Identified for the first time in Brisbane in 1994, the Hendra virus infects people in Australia through horses and a species of bat in eastern Australia known as the “flying fox,” while outbreaks of the Nipah virus occur almost annually in Bangladesh and occasionally in other Asian countries where it is transmitted by bats.
A team of scientists from Chile, Australia, and China has discovered a nanobody capable of combating these henipaviruses.
The details of the discovery were published on Tuesday in the journal Nature Structural & Molecular Biology.
“A nanobody is one-tenth the size of an antibody, and because it is so small, it can access hard-to-reach areas of the virus to block infection,” explained the study coordinator, Ariel Isaacs, from the University of Queensland (UQ, Australia).
Furthermore, “nanobodies are also easier to produce and more stable at higher temperatures than traditional antibodies, so we are very excited about the potential of our discovery to lead to new treatments,” emphasized the scientist.
The nanobody, named DS90, was part of a series isolated by a team of scientists from the Austral University in Chile from the immune cells of an alpaca named Pedro.
Camelids, including alpacas, are the only terrestrial animals that produce nanobodies.
DS90 was identified through a platform developed by Professor Alejandro Rojas-Fernández, which allows the isolation of nanobodies against concerning viruses.
“Together with UQ, our goal was to build a broad barrier against future pandemic viruses based on scalable antiviral nanobodies.

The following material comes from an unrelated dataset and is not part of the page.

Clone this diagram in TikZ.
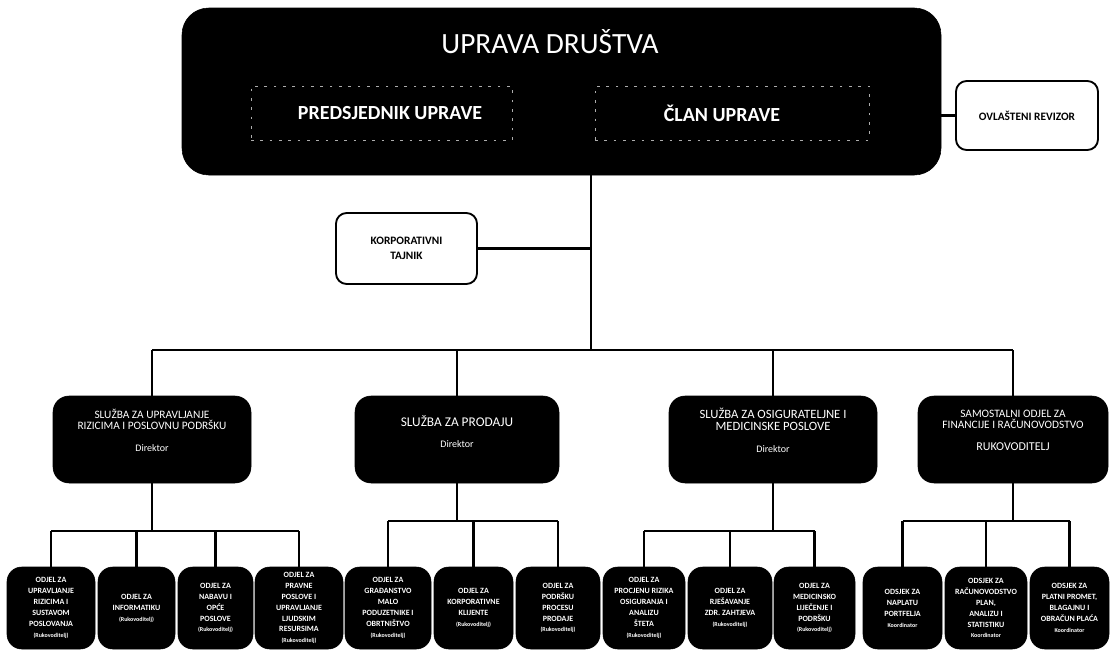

This fantastic work is just the beginning,” assured Rojas-Fernández.
Tests conducted in the laboratory of Daniel Watterson at the School of Chemistry and Molecular Biosciences at the University of Queensland confirmed that DS90 successfully bound to the proteins of the Nipah and Hendra viruses, blocking their ability to enter cells.
Using cryogenic electron microscopy, the team managed to examine the process and see “exactly how the nanobody binds to the virus, reaching deep within, while antibodies normally only bind to the exposed surfaces of viruses,” explained Watterson.
“This new information is a crucial step towards using a nanobody to combat the Hendra and Nipah viruses, which cause outbreaks in humans and can often lead to fatal respiratory and neurological diseases,” noted the researcher.
In addition, the team combined the DS90 nanobody with a developing antibody therapy, used as a last resort treatment for people infected with Hendra and Nipah.
The team demonstrated that the combination of DS90 with the m102.4 antibody, manufactured at UQ, prevents the mutation and evolution of the Nipah virus.
Some nanobodies have been approved for use in cancer treatments, and now “it is exciting to see that nanobodies can also be used to neutralize viruses,” added the scientist.
The next step will be to translate the findings into a treatment ready for clinical use in the event of a Hendra outbreak in Australia or Nipah in Asia.